Given instruction:
Print all of the lines exactly. Any picture among them stays out.

═════ Data segment ═════

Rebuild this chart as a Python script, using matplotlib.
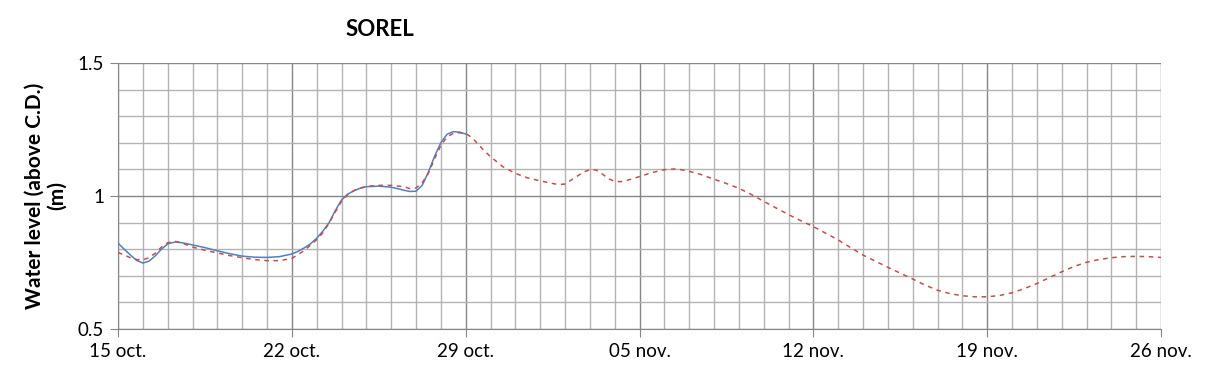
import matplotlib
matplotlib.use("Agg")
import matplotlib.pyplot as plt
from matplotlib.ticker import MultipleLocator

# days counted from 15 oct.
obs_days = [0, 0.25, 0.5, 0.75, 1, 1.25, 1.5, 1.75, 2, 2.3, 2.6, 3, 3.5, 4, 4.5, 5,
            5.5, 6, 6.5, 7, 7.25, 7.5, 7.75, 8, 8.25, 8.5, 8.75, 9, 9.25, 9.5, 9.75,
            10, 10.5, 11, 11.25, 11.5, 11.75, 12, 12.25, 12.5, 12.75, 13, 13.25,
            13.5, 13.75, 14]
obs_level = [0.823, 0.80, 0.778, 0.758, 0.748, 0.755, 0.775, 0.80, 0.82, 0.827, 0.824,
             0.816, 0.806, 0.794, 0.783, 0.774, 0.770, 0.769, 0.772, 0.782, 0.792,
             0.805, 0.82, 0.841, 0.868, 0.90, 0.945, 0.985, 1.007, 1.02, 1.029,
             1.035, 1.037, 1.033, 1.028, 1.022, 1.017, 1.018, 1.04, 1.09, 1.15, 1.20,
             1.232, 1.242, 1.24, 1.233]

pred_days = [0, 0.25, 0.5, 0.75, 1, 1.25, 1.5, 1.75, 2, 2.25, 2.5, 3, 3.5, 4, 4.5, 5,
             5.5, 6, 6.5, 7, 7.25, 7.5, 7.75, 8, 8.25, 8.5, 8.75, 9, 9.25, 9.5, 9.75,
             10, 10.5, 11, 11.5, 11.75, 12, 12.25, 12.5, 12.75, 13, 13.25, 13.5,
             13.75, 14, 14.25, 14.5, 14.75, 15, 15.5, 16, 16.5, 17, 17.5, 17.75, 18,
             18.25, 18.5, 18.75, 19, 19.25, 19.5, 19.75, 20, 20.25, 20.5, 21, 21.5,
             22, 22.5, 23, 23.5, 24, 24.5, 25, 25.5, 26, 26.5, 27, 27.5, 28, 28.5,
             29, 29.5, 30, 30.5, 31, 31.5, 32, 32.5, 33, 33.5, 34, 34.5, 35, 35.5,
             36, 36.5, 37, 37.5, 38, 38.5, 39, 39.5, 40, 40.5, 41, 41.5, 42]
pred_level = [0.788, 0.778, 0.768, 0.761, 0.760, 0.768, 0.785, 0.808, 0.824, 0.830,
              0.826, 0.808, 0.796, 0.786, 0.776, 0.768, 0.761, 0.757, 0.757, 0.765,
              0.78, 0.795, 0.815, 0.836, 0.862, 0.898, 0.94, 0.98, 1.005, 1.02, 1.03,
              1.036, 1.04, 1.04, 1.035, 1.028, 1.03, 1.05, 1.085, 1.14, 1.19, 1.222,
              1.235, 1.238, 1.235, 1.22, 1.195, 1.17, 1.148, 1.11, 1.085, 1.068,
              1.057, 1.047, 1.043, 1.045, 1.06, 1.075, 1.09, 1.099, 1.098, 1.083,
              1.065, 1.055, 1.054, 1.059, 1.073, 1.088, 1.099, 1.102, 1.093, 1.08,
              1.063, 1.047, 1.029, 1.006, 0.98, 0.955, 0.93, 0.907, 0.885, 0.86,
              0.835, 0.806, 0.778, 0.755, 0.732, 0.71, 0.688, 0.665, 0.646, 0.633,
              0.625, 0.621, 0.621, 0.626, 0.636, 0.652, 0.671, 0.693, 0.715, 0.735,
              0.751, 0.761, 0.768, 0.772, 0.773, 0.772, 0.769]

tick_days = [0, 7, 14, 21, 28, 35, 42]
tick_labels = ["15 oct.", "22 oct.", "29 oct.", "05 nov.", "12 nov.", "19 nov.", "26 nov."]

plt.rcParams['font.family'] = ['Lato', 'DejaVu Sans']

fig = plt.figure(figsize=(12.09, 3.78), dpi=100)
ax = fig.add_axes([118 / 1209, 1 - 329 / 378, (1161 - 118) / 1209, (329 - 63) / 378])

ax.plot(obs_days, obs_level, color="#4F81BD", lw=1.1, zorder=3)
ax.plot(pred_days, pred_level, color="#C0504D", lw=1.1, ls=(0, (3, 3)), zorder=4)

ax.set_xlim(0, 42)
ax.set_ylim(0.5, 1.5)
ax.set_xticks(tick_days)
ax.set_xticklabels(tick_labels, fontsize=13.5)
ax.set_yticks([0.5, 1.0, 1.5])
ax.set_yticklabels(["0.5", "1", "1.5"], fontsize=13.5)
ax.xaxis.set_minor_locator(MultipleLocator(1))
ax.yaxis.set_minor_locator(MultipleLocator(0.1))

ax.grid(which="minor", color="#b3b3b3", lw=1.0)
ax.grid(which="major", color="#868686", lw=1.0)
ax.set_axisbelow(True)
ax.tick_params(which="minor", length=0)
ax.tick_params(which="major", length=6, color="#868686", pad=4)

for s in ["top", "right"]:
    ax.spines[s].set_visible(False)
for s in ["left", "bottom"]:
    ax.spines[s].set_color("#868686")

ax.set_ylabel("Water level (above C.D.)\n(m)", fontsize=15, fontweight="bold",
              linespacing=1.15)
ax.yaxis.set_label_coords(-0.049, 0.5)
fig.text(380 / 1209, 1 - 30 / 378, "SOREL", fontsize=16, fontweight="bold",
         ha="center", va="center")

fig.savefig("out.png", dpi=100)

═════

Complete response:
Rebuild this chart as a Python script, using matplotlib.
import matplotlib
matplotlib.use("Agg")
import matplotlib.pyplot as plt
from matplotlib.ticker import MultipleLocator

# days counted from 15 oct.
obs_days = [0, 0.25, 0.5, 0.75, 1, 1.25, 1.5, 1.75, 2, 2.3, 2.6, 3, 3.5, 4, 4.5, 5,
            5.5, 6, 6.5, 7, 7.25, 7.5, 7.75, 8, 8.25, 8.5, 8.75, 9, 9.25, 9.5, 9.75,
            10, 10.5, 11, 11.25, 11.5, 11.75, 12, 12.25, 12.5, 12.75, 13, 13.25,
            13.5, 13.75, 14]
obs_level = [0.823, 0.80, 0.778, 0.758, 0.748, 0.755, 0.775, 0.80, 0.82, 0.827, 0.824,
             0.816, 0.806, 0.794, 0.783, 0.774, 0.770, 0.769, 0.772, 0.782, 0.792,
             0.805, 0.82, 0.841, 0.868, 0.90, 0.945, 0.985, 1.007, 1.02, 1.029,
             1.035, 1.037, 1.033, 1.028, 1.022, 1.017, 1.018, 1.04, 1.09, 1.15, 1.20,
             1.232, 1.242, 1.24, 1.233]

pred_days = [0, 0.25, 0.5, 0.75, 1, 1.25, 1.5, 1.75, 2, 2.25, 2.5, 3, 3.5, 4, 4.5, 5,
             5.5, 6, 6.5, 7, 7.25, 7.5, 7.75, 8, 8.25, 8.5, 8.75, 9, 9.25, 9.5, 9.75,
             10, 10.5, 11, 11.5, 11.75, 12, 12.25, 12.5, 12.75, 13, 13.25, 13.5,
             13.75, 14, 14.25, 14.5, 14.75, 15, 15.5, 16, 16.5, 17, 17.5, 17.75, 18,
             18.25, 18.5, 18.75, 19, 19.25, 19.5, 19.75, 20, 20.25, 20.5, 21, 21.5,
             22, 22.5, 23, 23.5, 24, 24.5, 25, 25.5, 26, 26.5, 27, 27.5, 28, 28.5,
             29, 29.5, 30, 30.5, 31, 31.5, 32, 32.5, 33, 33.5, 34, 34.5, 35, 35.5,
             36, 36.5, 37, 37.5, 38, 38.5, 39, 39.5, 40, 40.5, 41, 41.5, 42]
pred_level = [0.788, 0.778, 0.768, 0.761, 0.760, 0.768, 0.785, 0.808, 0.824, 0.830,
              0.826, 0.808, 0.796, 0.786, 0.776, 0.768, 0.761, 0.757, 0.757, 0.765,
              0.78, 0.795, 0.815, 0.836, 0.862, 0.898, 0.94, 0.98, 1.005, 1.02, 1.03,
              1.036, 1.04, 1.04, 1.035, 1.028, 1.03, 1.05, 1.085, 1.14, 1.19, 1.222,
              1.235, 1.238, 1.235, 1.22, 1.195, 1.17, 1.148, 1.11, 1.085, 1.068,
              1.057, 1.047, 1.043, 1.045, 1.06, 1.075, 1.09, 1.099, 1.098, 1.083,
              1.065, 1.055, 1.054, 1.059, 1.073, 1.088, 1.099, 1.102, 1.093, 1.08,
              1.063, 1.047, 1.029, 1.006, 0.98, 0.955, 0.93, 0.907, 0.885, 0.86,
              0.835, 0.806, 0.778, 0.755, 0.732, 0.71, 0.688, 0.665, 0.646, 0.633,
              0.625, 0.621, 0.621, 0.626, 0.636, 0.652, 0.671, 0.693, 0.715, 0.735,
              0.751, 0.761, 0.768, 0.772, 0.773, 0.772, 0.769]

tick_days = [0, 7, 14, 21, 28, 35, 42]
tick_labels = ["15 oct.", "22 oct.", "29 oct.", "05 nov.", "12 nov.", "19 nov.", "26 nov."]

plt.rcParams['font.family'] = ['Lato', 'DejaVu Sans']

fig = plt.figure(figsize=(12.09, 3.78), dpi=100)
ax = fig.add_axes([118 / 1209, 1 - 329 / 378, (1161 - 118) / 1209, (329 - 63) / 378])

ax.plot(obs_days, obs_level, color="#4F81BD", lw=1.1, zorder=3)
ax.plot(pred_days, pred_level, color="#C0504D", lw=1.1, ls=(0, (3, 3)), zorder=4)

ax.set_xlim(0, 42)
ax.set_ylim(0.5, 1.5)
ax.set_xticks(tick_days)
ax.set_xticklabels(tick_labels, fontsize=13.5)
ax.set_yticks([0.5, 1.0, 1.5])
ax.set_yticklabels(["0.5", "1", "1.5"], fontsize=13.5)
ax.xaxis.set_minor_locator(MultipleLocator(1))
ax.yaxis.set_minor_locator(MultipleLocator(0.1))

ax.grid(which="minor", color="#b3b3b3", lw=1.0)
ax.grid(which="major", color="#868686", lw=1.0)
ax.set_axisbelow(True)
ax.tick_params(which="minor", length=0)
ax.tick_params(which="major", length=6, color="#868686", pad=4)

for s in ["top", "right"]:
    ax.spines[s].set_visible(False)
for s in ["left", "bottom"]:
    ax.spines[s].set_color("#868686")

ax.set_ylabel("Water level (above C.D.)\n(m)", fontsize=15, fontweight="bold",
              linespacing=1.15)
ax.yaxis.set_label_coords(-0.049, 0.5)
fig.text(380 / 1209, 1 - 30 / 378, "SOREL", fontsize=16, fontweight="bold",
         ha="center", va="center")

fig.savefig("out.png", dpi=100)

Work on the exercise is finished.